We lived only a few blocks apart back in Lakewood, Colorado. He, like me, was Irish and freckled,
and as I later found out, gay. Only his family was Republican and against
anything Democrat. How surprised I was to see Bill scream and yell for
Kennedy. Bill is retired now and lives in the California with his partner
of over 36 years. We exchange Christmas cards each year. I wonder if he is still a Republican.
One day our group took a bus ride into East Berlin which then was locked behind the Berlin Wall. As we drove around we saw buildings that had been bombed into rubble maybe twenty years
earlier during World War II. There were blocks upon blocks of
rubble. I remember the sky being so clear blue and the landscape being so blah and devoid of
color. It was like a movie. Only it was real. I felt so sorry for the East Germans being trapped there. Unable to leave that horrid place.
I think it was the same
night we went to a movie theater on the Kurfürstendamm. We watched
To Kill a Mockingbird
which had been dubbed into German. No matter what language you heard, the
story was so easy to understand. The imagery as I said before is etched
into my memory. The images of 1930s south. Of poverty and of privilege.

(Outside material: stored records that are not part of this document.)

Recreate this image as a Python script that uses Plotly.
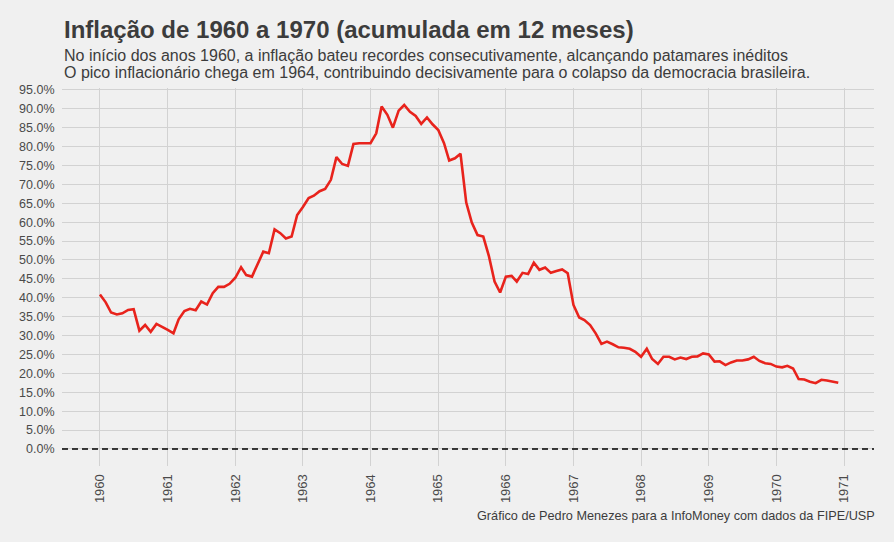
import plotly.graph_objects as go
import pandas as pd

# Monthly 12-month accumulated inflation (%), Jan 1960 .. Dec 1970
inflation = [
    40.9, 38.8, 36.1, 35.6, 35.9, 36.8, 37.0, 31.3, 32.8, 31.0, 33.1, 32.2,   # 1960
    31.5, 30.6, 34.3, 36.5, 37.1, 36.7, 39.0, 38.2, 41.2, 42.9, 42.9, 43.7,   # 1961
    45.3, 48.1, 46.0, 45.6, 48.7, 52.2, 51.8, 58.1, 57.1, 55.7, 56.2, 61.9,   # 1962
    64.0, 66.4, 67.0, 68.2, 68.8, 71.2, 77.2, 75.4, 74.9, 80.7, 80.9, 80.9,   # 1963
    80.9, 83.5, 90.6, 88.4, 85.0, 89.5, 91.0, 89.2, 88.1, 86.0, 87.7, 85.9,   # 1964
    84.4, 80.9, 76.3, 76.9, 78.1, 65.2, 59.9, 56.6, 56.2, 51.1, 44.3, 41.4,   # 1965
    45.6, 45.8, 44.3, 46.6, 46.3, 49.3, 47.4, 48.0, 46.6, 47.1, 47.5, 46.5,   # 1966
    38.1, 34.8, 34.1, 32.8, 30.6, 27.8, 28.4, 27.7, 26.9, 26.8, 26.5, 25.7,   # 1967
    24.4, 26.5, 23.8, 22.5, 24.4, 24.4, 23.7, 24.2, 23.8, 24.4, 24.5, 25.3,   # 1968
    25.0, 23.1, 23.2, 22.2, 22.9, 23.4, 23.4, 23.7, 24.4, 23.3, 22.7, 22.5,   # 1969
    21.8, 21.6, 22.0, 21.3, 18.5, 18.4, 17.8, 17.4, 18.3, 18.1, 17.8, 17.5,   # 1970
]
dates = pd.date_range("1960-01-01", periods=len(inflation), freq="MS")

year_ticks = [f"{y}-01-01" for y in range(1960, 1972)]
year_labels = [str(y) for y in range(1960, 1972)]
y_ticks = list(range(0, 100, 5))
y_labels = [f"{v:.1f}%" for v in y_ticks]

title = "Inflação de 1960 a 1970 (acumulada em 12 meses)"
subtitle1 = "No início dos anos 1960, a inflação bateu recordes consecutivamente, alcançando patamares inéditos"
subtitle2 = "O pico inflacionário chega em 1964, contribuindo decisivamente para o colapso da democracia brasileira."
caption = "Gráfico de Pedro Menezes para a InfoMoney com dados da FIPE/USP"

BG = "#F0F0F0"
GRID = "#D2D2D2"
TXT = "#3C3C3C"
FONT = "Liberation Sans, Arial, Helvetica, sans-serif"

fig = go.Figure()
fig.add_trace(go.Scatter(
    x=dates, y=inflation, mode="lines",
    line=dict(color="#E8231C", width=2.6),
    showlegend=False,
))

fig.add_shape(type="line", xref="paper", yref="y", x0=0, x1=1, y0=0, y1=0,
              line=dict(color="black", width=1.4, dash="6px,4px"), layer="above")

fig.update_layout(
    width=894, height=542,
    paper_bgcolor=BG, plot_bgcolor=BG,
    margin=dict(l=62, r=20, t=88, b=76),
    font=dict(family=FONT, color=TXT),
    xaxis=dict(
        type="date",
        range=["1959-06-10", "1971-06-12"],
        tickvals=year_ticks, ticktext=year_labels,
        tickangle=-90,
        showgrid=True, gridcolor=GRID, gridwidth=1,
        zeroline=False, showline=False,
        ticks="outside", ticklen=2, tickcolor=BG,
        tickfont=dict(size=13, color="#4A4A4A"),
    ),
    yaxis=dict(
        range=[-4.5, 95.5],
        tickvals=y_ticks, ticktext=y_labels,
        showgrid=True, gridcolor=GRID, gridwidth=1,
        zeroline=False, showline=False,
        ticks="outside", ticklen=4, tickcolor=BG,
        tickfont=dict(size=12.5, color="#4A4A4A"),
    ),
    annotations=[
        dict(text=f"<b>{title}</b>", xref="paper", yref="paper", x=0, y=1.155,
             xanchor="left", yanchor="middle", showarrow=False,
             font=dict(size=24, color=TXT, family=FONT)),
        dict(text=subtitle1, xref="paper", yref="paper", x=0, y=1.0870,
             xanchor="left", yanchor="middle", showarrow=False,
             font=dict(size=16, color=TXT, family=FONT)),
        dict(text=subtitle2, xref="paper", yref="paper", x=0, y=1.0410,
             xanchor="left", yanchor="middle", showarrow=False,
             font=dict(size=16, color=TXT, family=FONT)),
        dict(text=caption, xref="paper", yref="paper", x=1.004, y=-0.1323,
             xanchor="right", yanchor="middle", showarrow=False,
             font=dict(size=12.7, color=TXT, family=FONT)),
    ],
)

fig.write_html(
    "out.html",
    config={"displayModeBar": False},
    post_script="document.body.style.margin='0';document.body.style.background='#F0F0F0';",
)
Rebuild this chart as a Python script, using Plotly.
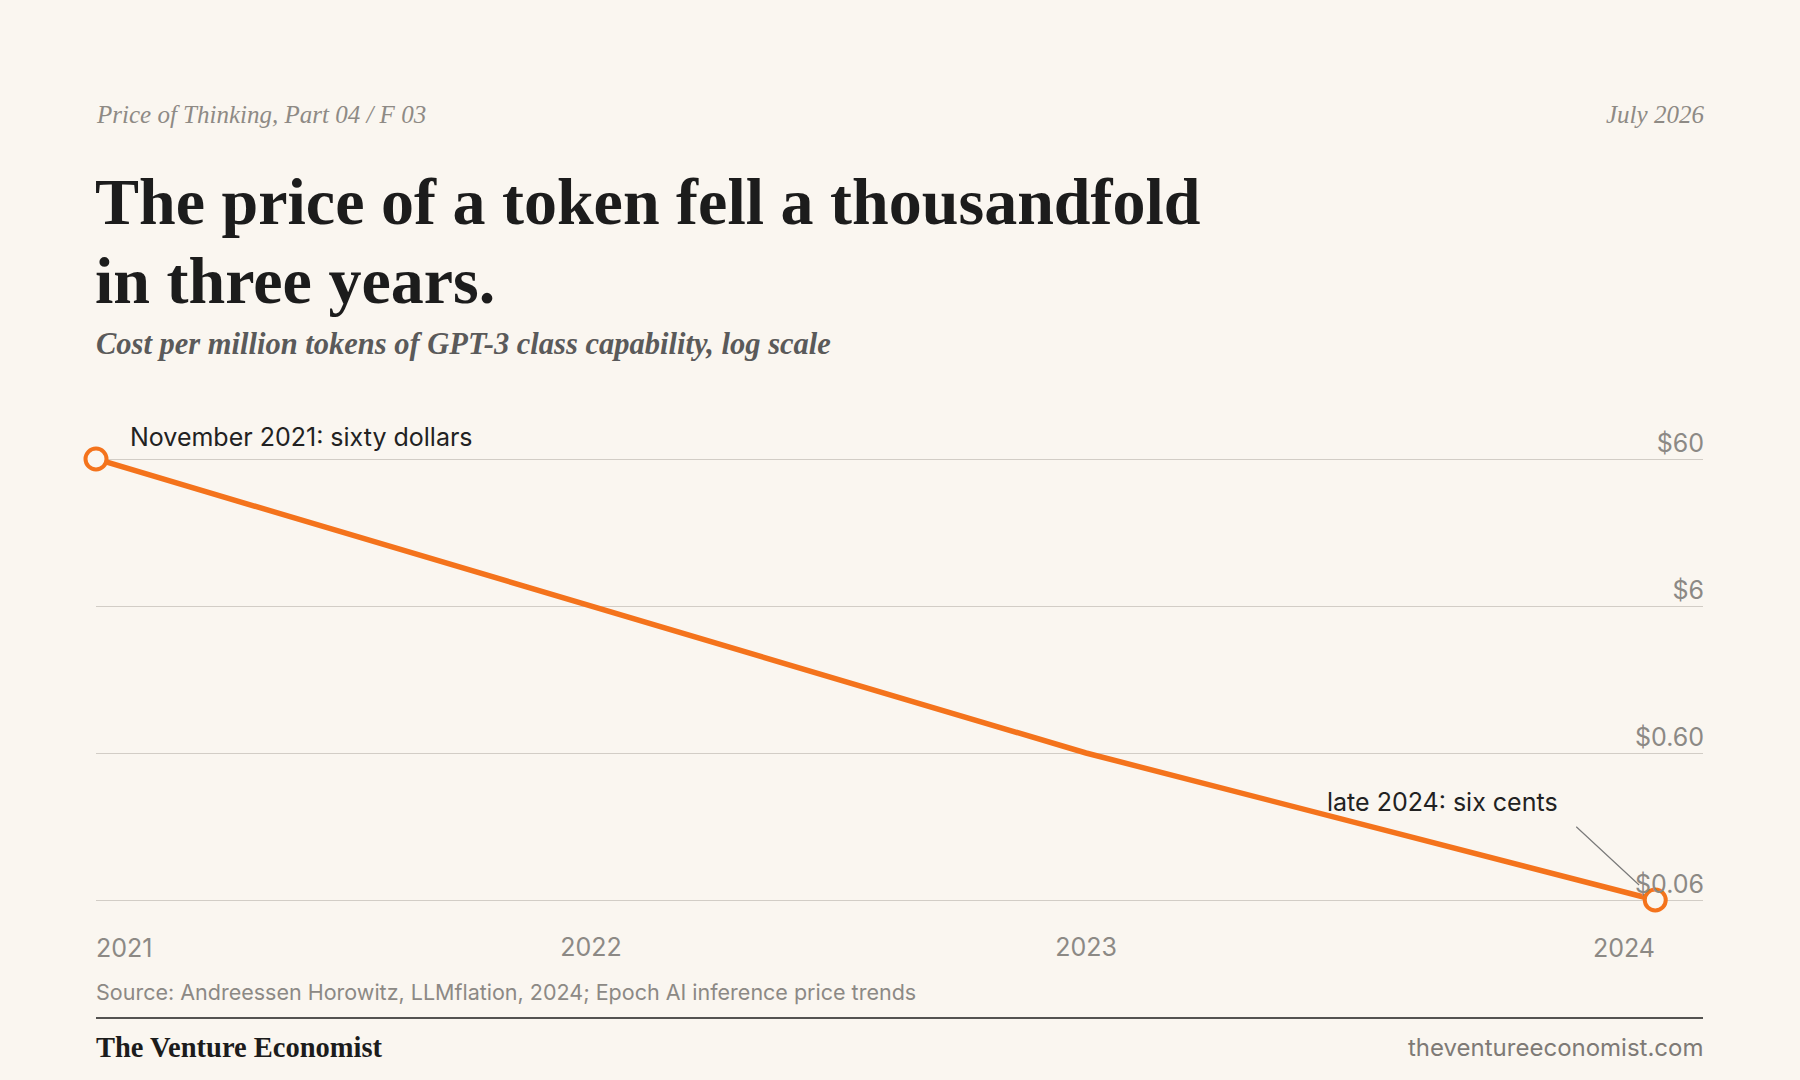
import math

import plotly.graph_objects as go

# data
years = [2021, 2022, 2023, 2024.15]
price = [60, 6, 0.6, 0.06]
price_ticks = [60, 6, 0.6, 0.06]
price_labels = ["$60", "$6", "$0.60", "$0.06"]
year_ticks = [2022, 2023]
year_labels = ["2022", "2023"]

BG = "#FAF6F0"
ORANGE = "#F4731C"
GRID = "#D2CDC6"
GREY = "#8C8985"
INK = "#1C1C1C"
SERIF = "Liberation Serif, Times New Roman, serif"
SANS = "Inter, Roboto, sans-serif"

W, H = 1800, 1080
ML, MR, MT, MB = 96, 97, 424, 165
PLOT_H = H - MT - MB
DECADE = 147  # px per decade on the log axis


def py(p):
    # pixel row -> paper y
    return (H - MB - p) / PLOT_H


lo = math.log10(min(price_ticks)) - 15 / DECADE
hi = math.log10(max(price_ticks)) + 35 / DECADE

fig = go.Figure()

fig.add_trace(go.Scatter(
    x=years, y=price, mode="lines",
    line=dict(color=ORANGE, width=5.5),
    hoverinfo="skip", showlegend=False,
))
fig.add_trace(go.Scatter(
    x=[years[0], years[-1]], y=[price[0], price[-1]], mode="markers",
    marker=dict(symbol="circle", size=21, color=BG,
                line=dict(color=ORANGE, width=4)),
    cliponaxis=False, hoverinfo="skip", showlegend=False,
))

ann = []
ann.append(dict(text="<i>Price of Thinking, Part 04 / F 03</i>", x=0, y=py(114),
                xref="paper", yref="paper", xanchor="left", yanchor="middle", xshift=-2,
                font=dict(family=SERIF, size=25, color="#8E8A85")))
ann.append(dict(text="<i>July 2026</i>", x=1, y=py(114),
                xref="paper", yref="paper", xanchor="right", yanchor="middle", xshift=3,
                font=dict(family=SERIF, size=25, color="#8E8A85")))
ann.append(dict(text="<b>The price of a token fell a thousandfold</b>", x=0, y=py(202),
                xref="paper", yref="paper", xanchor="left", yanchor="middle", xshift=-3,
                font=dict(family=SERIF, size=66, color=INK)))
ann.append(dict(text="<b>in three years.</b>", x=0, y=py(280),
                xref="paper", yref="paper", xanchor="left", yanchor="middle", xshift=-3,
                font=dict(family=SERIF, size=66, color=INK)))
ann.append(dict(text="<b><i>Cost per million tokens of GPT-3 class capability, log scale</i></b>",
                x=0, y=py(344), xref="paper", yref="paper", xanchor="left", yanchor="middle",
                xshift=-2,
                font=dict(family=SERIF, size=30.5, color="#5A5A5A")))

# point callouts (annotation y on a log axis is given in log10 units)
ann.append(dict(text="November 2021: sixty dollars", x=years[0], y=math.log10(price[0]),
                xref="x", yref="y", xanchor="left", yanchor="middle",
                xshift=32, yshift=22,
                font=dict(family=SANS, size=25, color="#222222")))
ann.append(dict(text="late 2024: six cents", x=years[-1], y=math.log10(price[-1]),
                xref="x", yref="y", xanchor="right", yanchor="middle",
                xshift=-95, yshift=98,
                font=dict(family=SANS, size=25, color="#222222")))
ann.append(dict(text=" ", x=years[-1], y=math.log10(price[-1]), xref="x", yref="y",
                showarrow=True, arrowhead=0, arrowwidth=1.2, arrowcolor="#7A7A7A",
                ax=-82, ay=-76, standoff=22))

# end year labels, anchored to the first and last points
ann.append(dict(text="2021", x=years[0], y=0, xref="x", yref="paper",
                xanchor="left", yanchor="top", yshift=-16, xshift=-2,
                font=dict(family=SANS, size=25, color=GREY)))
ann.append(dict(text="2024", x=years[-1], y=0, xref="x", yref="paper",
                xanchor="right", yanchor="top", yshift=-16, xshift=2,
                font=dict(family=SANS, size=25, color=GREY)))

# footer
ann.append(dict(text="Source: Andreessen Horowitz, LLMflation, 2024; Epoch AI inference price trends",
                x=0, y=py(992), xref="paper", yref="paper", xanchor="left", yanchor="middle",
                xshift=-2,
                font=dict(family=SANS, size=21.5, color=GREY)))
ann.append(dict(text="<b>The Venture Economist</b>", x=0, y=py(1047),
                xref="paper", yref="paper", xanchor="left", yanchor="middle", xshift=-2,
                font=dict(family=SERIF, size=28.5, color=INK)))
ann.append(dict(text="theventureeconomist.com", x=1, y=py(1047),
                xref="paper", yref="paper", xanchor="right", yanchor="middle", xshift=3,
                font=dict(family=SANS, size=24, color="#7E7A76")))

for a in ann:
    a.setdefault("showarrow", False)

fig.update_layout(
    width=W, height=H,
    paper_bgcolor=BG, plot_bgcolor=BG,
    margin=dict(l=ML, r=MR, t=MT, b=MB),
    annotations=ann,
    shapes=[dict(type="line", xref="paper", yref="paper", x0=0, x1=1,
                 y0=py(1018), y1=py(1018), line=dict(color=INK, width=1.5))],
    showlegend=False,
)

fig.update_xaxes(
    range=[2021, 2021 + 1607 / 495], showgrid=False, zeroline=False, showline=False,
    tickvals=year_ticks, ticktext=year_labels,
    ticks="outside", ticklen=10, tickcolor="rgba(0,0,0,0)",
    tickfont=dict(family=SANS, size=25, color=GREY),
)
fig.update_yaxes(
    type="log", range=[lo, hi], side="right",
    tickvals=price_ticks, ticktext=price_labels,
    ticklabelposition="inside top", ticklabelstandoff=-4, ticklabelshift=2,
    showgrid=True, gridcolor=GRID, gridwidth=1.3,
    zeroline=False, showline=False, ticks="",
    tickfont=dict(family=SANS, size=25, color=GREY),
)

fig.write_html("out.html", config={"displayModeBar": False},
               post_script="document.body.style.margin = '0';")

Of Scout and Jem and Boo Radley. Of Atticus Finch defending an innocent
Negro accused of violating a white girl. Of intolerance and
prejudice. Of a lynch mob.
My
exposure to non-whites was very limited. I am thankful that my high
school college prep and civil studies teachers opened my eyes and my
heart to accepting a wider universe than my parents or grandparents were
willing to accept.
I am glad I voted with my feet and
left the big city of Denver (big to me, at least). I moved to a place
where One Human Family is the motto. There is no place like home,
especially if home
is Key West.
Harper Lee, the author of To Kill a Mockingbird, passed away this week. She wrote one of the best if not the best books of the Twentieth Century. The racial intolerance about which she wrote was not isolated to the South nor to the first half of the last century. It lives on strong all over America.